Utrzymuje się wysoka koniunktura na mieszkania. Wg firmy REAS w samym Wrocławiu w 2016 roku zostanie sprzedane rekordowe 10 tys. mieszkań. Utrzymanie popytu wymaga jednak obniżenia cen nieruchomości w przyszłości.
Obserwujemy boom na polskim rynku mieszkaniowym – przyznali eksperci rynku nieruchomości obecni na III Kongresie Mieszkaniowym, który odbył się we Wrocławiu. Rok 2016 jest rekordowy pod względem sprzedaży na rynku pierwotnym, a deweloperzy bardzo dobrze reagowali na zmiany popytu. Tym samym Polska jest bardzo atrakcyjnym rynkiem dla inwestorów mieszkaniowych, co przyznali eksperci REAS podczas prezentacji raportu „Wrocławski rynek mieszkaniowy – w drodze po kolejne rekordy?”.
Stolica Dolnego Śląska należy do grona miast generujących największe obroty ze sprzedaży nowych lokali (razem z Warszawą, Krakowem, Trójmiastem, Poznaniem i Łodzią).
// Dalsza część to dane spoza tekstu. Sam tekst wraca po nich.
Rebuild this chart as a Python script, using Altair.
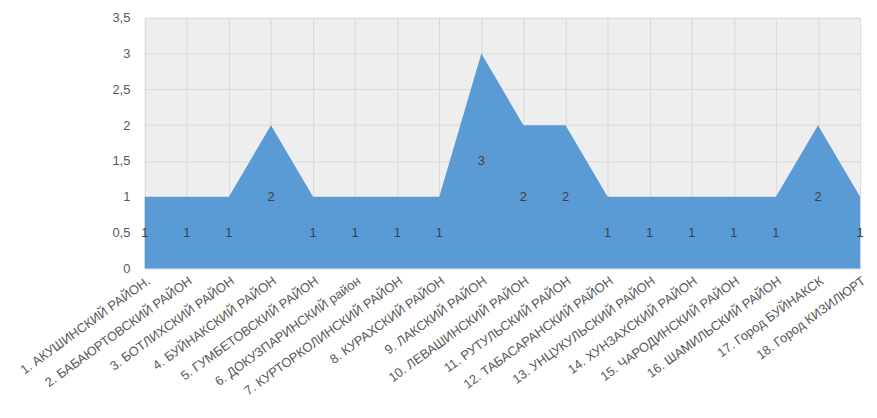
import altair as alt
import pandas as pd

categories = [
    "1. АКУШИНСКИЙ  РАЙОН.",
    "2. БАБАЮРТОВСКИЙ  РАЙОН",
    "3. БОТЛИХСКИЙ  РАЙОН",
    "4. БУЙНАКСКИЙ   РАЙОН",
    "5. ГУМБЕТОВСКИЙ  РАЙОН",
    "6. ДОКУЗПАРИНСКИЙ район",
    "7. КУРТОРКОЛИНСКИЙ РАЙОН",
    "8. КУРАХСКИЙ  РАЙОН",
    "9. ЛАКСКИЙ РАЙОН",
    "10. ЛЕВАШИНСКИЙ РАЙОН",
    "11. РУТУЛЬСКИЙ  РАЙОН",
    "12. ТАБАСАРАНСКИЙ РАЙОН",
    "13. УНЦУКУЛЬСКИЙ  РАЙОН",
    "14. ХУНЗАХСКИЙ РАЙОН",
    "15. ЧАРОДИНСКИЙ   РАЙОН",
    "16. ШАМИЛЬСКИЙ РАЙОН",
    "17. Город БУЙНАКСК",
    "18. Город КИЗИЛЮРТ",
]
values = [1, 1, 1, 2, 1, 1, 1, 1, 3, 2, 2, 1, 1, 1, 1, 1, 2, 1]
y_ticks = [0, 0.5, 1, 1.5, 2, 2.5, 3, 3.5]

df = pd.DataFrame({"cat": categories, "val": values})

x_axis = alt.Axis(labelAngle=-36, labelAlign="right", labelBaseline="top",
                  labelPadding=6, labelFontSize=13, labelColor="#595959",
                  labelFont="Liberation Sans", labelLimit=300, labelOverlap=False,
                  grid=True, gridColor="#d9d9d9", domain=False, ticks=False)
x_scale = alt.Scale(type="point", padding=0)

y_axis = alt.Axis(values=y_ticks,
                  labelExpr="replace(format(datum.value, '.1~f'), '.', ',')",
                  labelFontSize=13, labelColor="#595959", labelFont="Liberation Sans",
                  labelPadding=15, labelOverlap=False, grid=True, gridColor="#d9d9d9",
                  domain=False, ticks=False)
y_scale = alt.Scale(domain=[0, 3.5], nice=False)

base = alt.Chart(df)

area = base.mark_area(color="#5b9bd5", opacity=1).encode(
    x=alt.X("cat:N", sort=categories, title=None, scale=x_scale, axis=x_axis),
    y=alt.Y("val:Q", title=None, scale=y_scale, axis=y_axis),
)

labels = base.transform_calculate(mid="datum.val / 2").mark_text(
    fontSize=13, color="#404040", font="Liberation Sans", baseline="middle"
).encode(
    x=alt.X("cat:N", sort=categories, title=None, scale=x_scale, axis=x_axis),
    y=alt.Y("mid:Q", title=None, scale=y_scale, axis=y_axis),
    text=alt.Text("val:Q"),
)

chart = (area + labels).properties(
    width=722, height=253,
    autosize=alt.AutoSizeParams(type="none"),
    padding={"left": 138, "top": 8, "right": 9, "bottom": 135},
    background="white",
).configure_view(fill="#eeeeee", stroke=None)

chart.save("out.html", embed_options={"renderer": "svg", "actions": False})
Również tutaj mieszkania sprzedają się we wszystkich realizowanych projektach, a w obecnym roku swoich nabywców prawdopodobnie znajdzie tu rekordowe 10 tysięcy mieszkań. REAS zwrócił jednak uwagę, że duży wpływ na rynek miał program „Mieszkanie dla młodych”, który skutecznie przyciągał klientów. Ostrzegł również, że od II kwartału 2017 roku „MdM” przestanie wspierać sprzedaż lokali, a kolejnym zagrożeniem dla utrzymania popytu może być wzrost inflacji.
Zdaniem panelistów III Kongresu Mieszkaniowego jednym z takich środków może być obniżanie kosztów budowy mieszkań, co poruszono w trakcie debaty „Czy da się budować za 2,5 tys. zł/m2? Inicjatywa PZFD 500-” z udziałem ministra Tomasza Żuchowskiego z Ministerstwa Infrastruktury i Budownictwa. We Wrocławiu pojawiały się też głosy o potrzebie oferowania mieszkań, które prócz niskich kosztów budowy będą tańsze w utrzymaniu. – Energooszczędność może być wynikiem technologii zastosowanych przy budowie domu, ale również tych niebędących integralną częścią budynku. Takie są rozwijane w Polsce systemy inteligencji mieszkaniowej, które pozwalają na rozsądne gospodarowanie energią i tym samym odczuwalne obniżanie kosztów życia – dodaje Rafał Ciszewski. – Przykładowo mieszkaniec zaoszczędza 30% energii elektrycznej, ponad 20% cieplnej, obniża też wysokość składki mieszkaniowej.